→ **TASK PROMPT**:
Transcribe each line of the material as it is, and drop any picture.

→ **INFORMATION PROVIDED**:
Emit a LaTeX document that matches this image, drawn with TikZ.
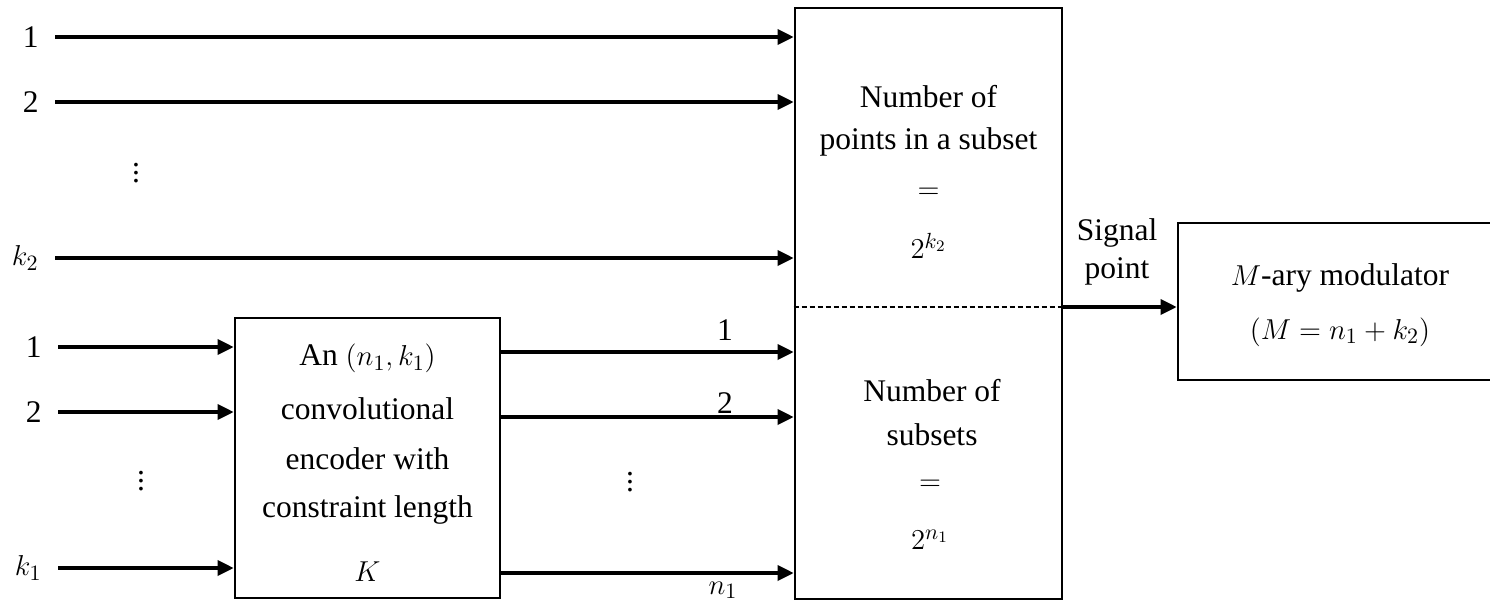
\documentclass[tikz,border=0pt]{standalone}
\usepackage{fontspec}
\setmainfont{Liberation Serif}
\usetikzlibrary{arrows.meta}

\tikzset{
  blk/.style={draw, line width=1.3pt, inner sep=0pt},
  sig/.style={line width=1.7pt, -{Triangle[length=8pt,width=7.5pt]}},
  lbl/.style={anchor=east, inner xsep=8pt, inner ysep=0pt},
  txt/.style={align=center, inner sep=0pt},
}

\begin{document}
\begin{tikzpicture}[x=0.5pt,y=-0.5pt,font=\fontsize{15.75pt}{19pt}\selectfont]
\useasboundingbox (0,0) rectangle (1490,606);
% blocks
\node[blk, minimum width=132.5pt, minimum height=140pt] (enc) at (367.5,458) {};
\node[blk, minimum width=133.5pt, minimum height=295.5pt] (map) at (928.5,303.5) {};
\node[blk, minimum width=162pt, minimum height=78.5pt] (mod) at (1340,301.5) {};
\coordinate (split) at (928.5,307);
\draw[dashed, line width=0.7pt, dash pattern=on 2.5pt off 1.5pt] (map.west |- split) -- (map.east |- split);

% uncoded bits
\foreach \n/\t/\y in {u1/1/37, u2/2/102, uk/$k_2$/258}{
  \node[lbl] (\n) at (55,\y) {\t};
  \draw[sig] (\n.east) -- (map.west |- \n.east);
}
\node (ud) at (136,167) {$\vdots$};

% coded bits
\foreach \n/\t/\y in {l1/1/347, l2/2/412, lk/$k_1$/568}{
  \node[lbl] (\n) at (58,\y) {\t};
  \draw[sig] (\n.east) -- (enc.west |- \n.east);
}
\node (ld) at (141,475) {$\vdots$};
\foreach \y in {352,417,573}
  \draw[sig] (enc.east |- 0,\y) -- (map.west |- 0,\y);
\node (o1) at (725,330) {1};
\node (o2) at (725,403) {2};
\node (on) at (723,590) {$n_1$};
\node (od) at (630,476) {$\vdots$};

% texts
\node[txt] (enct) at (367.5,463) {An $(n_1,k_1)$\\[8pt]convolutional\\[6pt]encoder with\\[5pt]constraint length\\[13pt]$K$};
\node[txt] (ptsa) at (928.5,121) {Number of\\[2pt]points in a subset};
\node (eqa) at (928.5,193) {$=$};
\node (pwa) at (928.5,246) {$2^{k_2}$};
\node[txt] (nsub) at (932,413) {Number of\\[3pt]subsets};
\node (eqb) at (930,485) {$=$};
\node (pwb) at (930,540) {$2^{n_1}$};

% output
\node[txt] (sp) at (1117,252) {Signal\\point};
\draw[sig] (map.east |- split) -- (mod.west |- split);
\node[txt] (modt) at (1340,305) {$M$-ary modulator\\[8pt]$(M=n_1+k_2)$};
\end{tikzpicture}
\end{document}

→ **RESPONSE TO THIS EXERCISE**:
Emit a LaTeX document that matches this image, drawn with TikZ.
\documentclass[tikz,border=0pt]{standalone}
\usepackage{fontspec}
\setmainfont{Liberation Serif}
\usetikzlibrary{arrows.meta}

\tikzset{
  blk/.style={draw, line width=1.3pt, inner sep=0pt},
  sig/.style={line width=1.7pt, -{Triangle[length=8pt,width=7.5pt]}},
  lbl/.style={anchor=east, inner xsep=8pt, inner ysep=0pt},
  txt/.style={align=center, inner sep=0pt},
}

\begin{document}
\begin{tikzpicture}[x=0.5pt,y=-0.5pt,font=\fontsize{15.75pt}{19pt}\selectfont]
\useasboundingbox (0,0) rectangle (1490,606);
% blocks
\node[blk, minimum width=132.5pt, minimum height=140pt] (enc) at (367.5,458) {};
\node[blk, minimum width=133.5pt, minimum height=295.5pt] (map) at (928.5,303.5) {};
\node[blk, minimum width=162pt, minimum height=78.5pt] (mod) at (1340,301.5) {};
\coordinate (split) at (928.5,307);
\draw[dashed, line width=0.7pt, dash pattern=on 2.5pt off 1.5pt] (map.west |- split) -- (map.east |- split);

% uncoded bits
\foreach \n/\t/\y in {u1/1/37, u2/2/102, uk/$k_2$/258}{
  \node[lbl] (\n) at (55,\y) {\t};
  \draw[sig] (\n.east) -- (map.west |- \n.east);
}
\node (ud) at (136,167) {$\vdots$};

% coded bits
\foreach \n/\t/\y in {l1/1/347, l2/2/412, lk/$k_1$/568}{
  \node[lbl] (\n) at (58,\y) {\t};
  \draw[sig] (\n.east) -- (enc.west |- \n.east);
}
\node (ld) at (141,475) {$\vdots$};
\foreach \y in {352,417,573}
  \draw[sig] (enc.east |- 0,\y) -- (map.west |- 0,\y);
\node (o1) at (725,330) {1};
\node (o2) at (725,403) {2};
\node (on) at (723,590) {$n_1$};
\node (od) at (630,476) {$\vdots$};

% texts
\node[txt] (enct) at (367.5,463) {An $(n_1,k_1)$\\[8pt]convolutional\\[6pt]encoder with\\[5pt]constraint length\\[13pt]$K$};
\node[txt] (ptsa) at (928.5,121) {Number of\\[2pt]points in a subset};
\node (eqa) at (928.5,193) {$=$};
\node (pwa) at (928.5,246) {$2^{k_2}$};
\node[txt] (nsub) at (932,413) {Number of\\[3pt]subsets};
\node (eqb) at (930,485) {$=$};
\node (pwb) at (930,540) {$2^{n_1}$};

% output
\node[txt] (sp) at (1117,252) {Signal\\point};
\draw[sig] (map.east |- split) -- (mod.west |- split);
\node[txt] (modt) at (1340,305) {$M$-ary modulator\\[8pt]$(M=n_1+k_2)$};
\end{tikzpicture}
\end{document}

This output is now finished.